▸ Provided data:
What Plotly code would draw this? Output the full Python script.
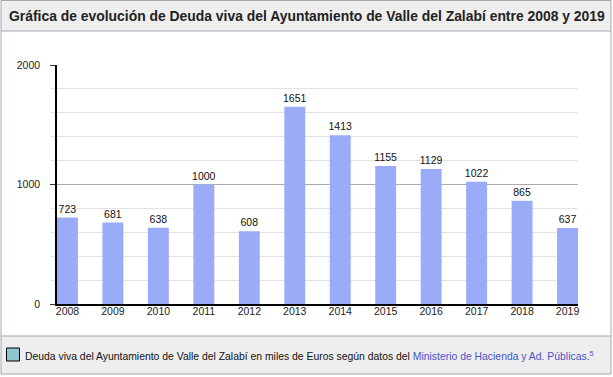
import plotly.graph_objects as go

years = ["2008", "2009", "2010", "2011", "2012", "2013", "2014", "2015", "2016", "2017", "2018", "2019"]
deuda = [723, 681, 638, 1000, 608, 1651, 1413, 1155, 1129, 1022, 865, 637]

title_text = "Gráfica de evolución de Deuda viva del Ayuntamiento de Valle del Zalabí entre 2008 y 2019"
legend_text = "Deuda viva del Ayuntamiento de Valle del Zalabí en miles de Euros según datos del "
link_text = "Ministerio de Hacienda y Ad. Públicas."

W, H = 613, 377
L, R, T, B = 57, 35, 65, 73
pw, ph = W - L - R, H - T - B

def px(x):
    return (x - L) / pw

def py(y):
    return (H - B - y) / ph

FONT = "Liberation Sans, Arial, sans-serif"

fig = go.Figure()
fig.add_trace(go.Bar(
    x=years, y=deuda, width=0.46,
    marker=dict(color="#9aabf8", line=dict(width=0)),
    text=[str(v) for v in deuda], textposition="outside",
    constraintext="none",
    textfont=dict(size=10.5, color="#111", family=FONT),
    cliponaxis=False,
))

shapes = [
    dict(type="rect", xref="paper", yref="paper", x0=px(1), x1=px(611), y0=py(31), y1=py(0.5),
         fillcolor="#eeeeee", line=dict(width=0), layer="below"),
    dict(type="line", xref="paper", yref="paper", x0=px(1), x1=px(611), y0=py(31), y1=py(31),
         line=dict(color="#a2a9b1", width=1)),
    dict(type="rect", xref="paper", yref="paper", x0=px(1), x1=px(611), y0=py(374), y1=py(336),
         fillcolor="#eeeeee", line=dict(width=0), layer="below"),
    dict(type="line", xref="paper", yref="paper", x0=px(1), x1=px(611), y0=py(336), y1=py(336),
         line=dict(color="#a2a9b1", width=1)),
    dict(type="rect", xref="paper", yref="paper", x0=px(1), x1=px(611), y0=py(374), y1=py(0.5),
         line=dict(color="#a2a9b1", width=1), fillcolor="rgba(0,0,0,0)"),
    dict(type="rect", xref="paper", yref="paper", x0=px(6.5), x1=px(19.5), y0=py(361), y1=py(348),
         fillcolor="#8fc7d1", line=dict(color="#000", width=1)),
]

annotations = [
    dict(text="<b>" + title_text + "</b>", xref="paper", yref="paper", x=px(7), y=py(16),
         xanchor="left", yanchor="middle", showarrow=False,
         font=dict(size=13.9, color="#222", family=FONT)),
    dict(text=legend_text + "<span style='color:#4a52c8'>" + link_text + "</span><span style='color:#4a52c8'><sup>5</sup></span>",
         xref="paper", yref="paper", x=px(23), y=py(355),
         xanchor="left", yanchor="middle", showarrow=False,
         font=dict(size=10.4, color="#111", family=FONT)),
]

fig.update_layout(
    width=W, height=H,
    margin=dict(l=L, r=R, t=T, b=B, pad=0),
    paper_bgcolor="white", plot_bgcolor="white",
    showlegend=False,
    shapes=shapes,
    annotations=annotations,
    font=dict(family=FONT, size=10.5, color="#222"),
    xaxis=dict(
        type="category", range=[-0.23, 11.23],
        showline=True, linecolor="#000", linewidth=1.5,
        ticks="", showgrid=False, zeroline=False,
        tickfont=dict(size=10.5, color="#222", family=FONT),
        ticklabelstandoff=-3,
    ),
    yaxis=dict(
        range=[0, 2000], tickvals=[0, 1000, 2000], ticktext=["0", "1000", "2000"],
        showline=True, linecolor="#000", linewidth=1.5,
        ticks="outside", ticklen=5, tickcolor="#333",
        showgrid=True, gridcolor="#aaaaaa", gridwidth=1,
        zeroline=False,
        minor=dict(dtick=200, showgrid=True, gridcolor="#e2e2e2", gridwidth=1,
                   ticks="outside", ticklen=4, tickcolor="#e0e0e0"),
        tickfont=dict(size=10.5, color="#222", family=FONT),
        ticklabelstandoff=8,
    ),
)

fig.write_html("out.html", config={"displayModeBar": False},
               post_script="document.body.style.margin='0';document.body.style.padding='0';")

▸ What is required: Retype the whole listing exactly and leave the pictures out.

▸ Completed exercise:
What Plotly code would draw this? Output the full Python script.
import plotly.graph_objects as go

years = ["2008", "2009", "2010", "2011", "2012", "2013", "2014", "2015", "2016", "2017", "2018", "2019"]
deuda = [723, 681, 638, 1000, 608, 1651, 1413, 1155, 1129, 1022, 865, 637]

title_text = "Gráfica de evolución de Deuda viva del Ayuntamiento de Valle del Zalabí entre 2008 y 2019"
legend_text = "Deuda viva del Ayuntamiento de Valle del Zalabí en miles de Euros según datos del "
link_text = "Ministerio de Hacienda y Ad. Públicas."

W, H = 613, 377
L, R, T, B = 57, 35, 65, 73
pw, ph = W - L - R, H - T - B

def px(x):
    return (x - L) / pw

def py(y):
    return (H - B - y) / ph

FONT = "Liberation Sans, Arial, sans-serif"

fig = go.Figure()
fig.add_trace(go.Bar(
    x=years, y=deuda, width=0.46,
    marker=dict(color="#9aabf8", line=dict(width=0)),
    text=[str(v) for v in deuda], textposition="outside",
    constraintext="none",
    textfont=dict(size=10.5, color="#111", family=FONT),
    cliponaxis=False,
))

shapes = [
    dict(type="rect", xref="paper", yref="paper", x0=px(1), x1=px(611), y0=py(31), y1=py(0.5),
         fillcolor="#eeeeee", line=dict(width=0), layer="below"),
    dict(type="line", xref="paper", yref="paper", x0=px(1), x1=px(611), y0=py(31), y1=py(31),
         line=dict(color="#a2a9b1", width=1)),
    dict(type="rect", xref="paper", yref="paper", x0=px(1), x1=px(611), y0=py(374), y1=py(336),
         fillcolor="#eeeeee", line=dict(width=0), layer="below"),
    dict(type="line", xref="paper", yref="paper", x0=px(1), x1=px(611), y0=py(336), y1=py(336),
         line=dict(color="#a2a9b1", width=1)),
    dict(type="rect", xref="paper", yref="paper", x0=px(1), x1=px(611), y0=py(374), y1=py(0.5),
         line=dict(color="#a2a9b1", width=1), fillcolor="rgba(0,0,0,0)"),
    dict(type="rect", xref="paper", yref="paper", x0=px(6.5), x1=px(19.5), y0=py(361), y1=py(348),
         fillcolor="#8fc7d1", line=dict(color="#000", width=1)),
]

annotations = [
    dict(text="<b>" + title_text + "</b>", xref="paper", yref="paper", x=px(7), y=py(16),
         xanchor="left", yanchor="middle", showarrow=False,
         font=dict(size=13.9, color="#222", family=FONT)),
    dict(text=legend_text + "<span style='color:#4a52c8'>" + link_text + "</span><span style='color:#4a52c8'><sup>5</sup></span>",
         xref="paper", yref="paper", x=px(23), y=py(355),
         xanchor="left", yanchor="middle", showarrow=False,
         font=dict(size=10.4, color="#111", family=FONT)),
]

fig.update_layout(
    width=W, height=H,
    margin=dict(l=L, r=R, t=T, b=B, pad=0),
    paper_bgcolor="white", plot_bgcolor="white",
    showlegend=False,
    shapes=shapes,
    annotations=annotations,
    font=dict(family=FONT, size=10.5, color="#222"),
    xaxis=dict(
        type="category", range=[-0.23, 11.23],
        showline=True, linecolor="#000", linewidth=1.5,
        ticks="", showgrid=False, zeroline=False,
        tickfont=dict(size=10.5, color="#222", family=FONT),
        ticklabelstandoff=-3,
    ),
    yaxis=dict(
        range=[0, 2000], tickvals=[0, 1000, 2000], ticktext=["0", "1000", "2000"],
        showline=True, linecolor="#000", linewidth=1.5,
        ticks="outside", ticklen=5, tickcolor="#333",
        showgrid=True, gridcolor="#aaaaaa", gridwidth=1,
        zeroline=False,
        minor=dict(dtick=200, showgrid=True, gridcolor="#e2e2e2", gridwidth=1,
                   ticks="outside", ticklen=4, tickcolor="#e0e0e0"),
        tickfont=dict(size=10.5, color="#222", family=FONT),
        ticklabelstandoff=8,
    ),
)

fig.write_html("out.html", config={"displayModeBar": False},
               post_script="document.body.style.margin='0';document.body.style.padding='0';")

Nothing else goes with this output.